### [Objective]
Reproduce nothing but the lines from the start of the material through the line that includes "total_n = [3450]", both ends included, and omit every picture.

### [Data shown]
++++++++++++++++++++

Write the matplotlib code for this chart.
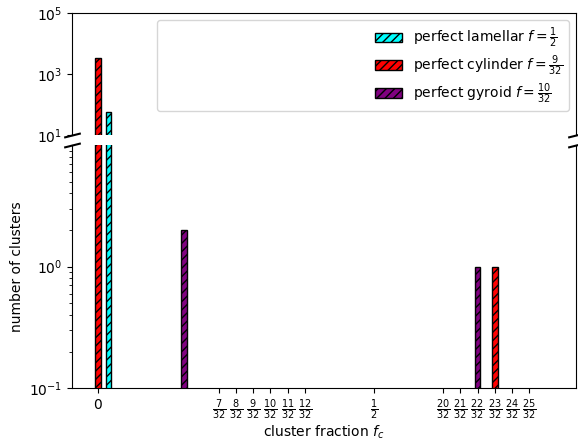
import numpy as np
import matplotlib.pyplot as plt
from matplotlib.offsetbox import DrawingArea

# cluster fractions (x) and counts (y) for each reference structure
lamellar_f = [0.019]
lamellar_n = [58]
cylinder_f = [0.0, 23 / 32]
cylinder_n = [3300, 1]
gyroid_f = [5 / 32, 22 / 32]
gyroid_n = [2, 1]
# all-structures total, sits behind the cylinder bar at f=0
total_f = [0.0]
total_n = [3450]

tick_num = [7, 8, 9, 10, 11, 12, 20, 21, 22, 23, 24, 25]
tick_pos = [0.0] + [k / 32 for k in tick_num[:6]] + [0.5] + [k / 32 for k in tick_num[6:]]
tick_lab = ['0'] + [r'$\frac{%d}{32}$' % k for k in tick_num[:6]] + [r'$\frac{1}{2}$'] + \
           [r'$\frac{%d}{32}$' % k for k in tick_num[6:]]

width = 0.01
fig = plt.figure(figsize=(5.78, 4.40), dpi=100)
ax_top = fig.add_axes([0.1246, 0.6932, 0.8719, 0.2768])
ax_bot = fig.add_axes([0.1246, 0.1175, 0.8719, 0.5530])

for ax in (ax_top, ax_bot):
    ax.bar(total_f, total_n, width, color='green', zorder=1)
    ax.bar(lamellar_f, lamellar_n, width, color='cyan', edgecolor='black', hatch='////',
           label=r'perfect lamellar $f=\frac{1}{2}$', zorder=2)
    ax.bar(cylinder_f, cylinder_n, width, color='red', edgecolor='black', hatch='////',
           label=r'perfect cylinder $f=\frac{9}{32}$', zorder=2)
    ax.bar(gyroid_f, gyroid_n, width, color='purple', edgecolor='black', hatch='////',
           label=r'perfect gyroid $f=\frac{10}{32}$', zorder=2)
    ax.set_yscale('log')
    ax.set_xlim(-1.5 / 32, 27.7 / 32)

ax_top.set_ylim(10, 1e5)
ax_bot.set_ylim(0.1, 10)
ax_bot.set_yticks([0.1, 1])

ax_top.spines['bottom'].set_visible(False)
ax_bot.spines['top'].set_visible(False)
ax_top.tick_params(bottom=False, labelbottom=False)
ax_top.yaxis.set_minor_locator(plt.NullLocator())

ax_bot.set_xticks(tick_pos)
ax_bot.set_xticklabels(tick_lab)
ax_bot.set_xlabel('cluster fraction $f_c$', labelpad=1)
ax_bot.set_ylabel('number of clusters')

# break marks on the cut between the two panels
d = 0.25
kw = dict(marker=[(-1, -d), (1, d)], markersize=12, linestyle='none',
          color='k', mec='k', mew=1.5, clip_on=False)
ax_top.plot([0, 1], [0, 0], transform=ax_top.transAxes, **kw)
ax_bot.plot([0, 1], [1, 1], transform=ax_bot.transAxes, **kw)

leg = ax_top.legend(loc='upper right', bbox_to_anchor=(0.155, 0.0, 0.845, 1.0),
                    mode='expand', labelspacing=0.25)
# push the single column to the right edge of the widened box
leg._legend_handle_box._children.insert(0, DrawingArea(0, 0))

fig.savefig('out.png', dpi=100)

++++++++++++++++++++

### [Full output]
Write the matplotlib code for this chart.
import numpy as np
import matplotlib.pyplot as plt
from matplotlib.offsetbox import DrawingArea

# cluster fractions (x) and counts (y) for each reference structure
lamellar_f = [0.019]
lamellar_n = [58]
cylinder_f = [0.0, 23 / 32]
cylinder_n = [3300, 1]
gyroid_f = [5 / 32, 22 / 32]
gyroid_n = [2, 1]
# all-structures total, sits behind the cylinder bar at f=0
total_f = [0.0]
total_n = [3450]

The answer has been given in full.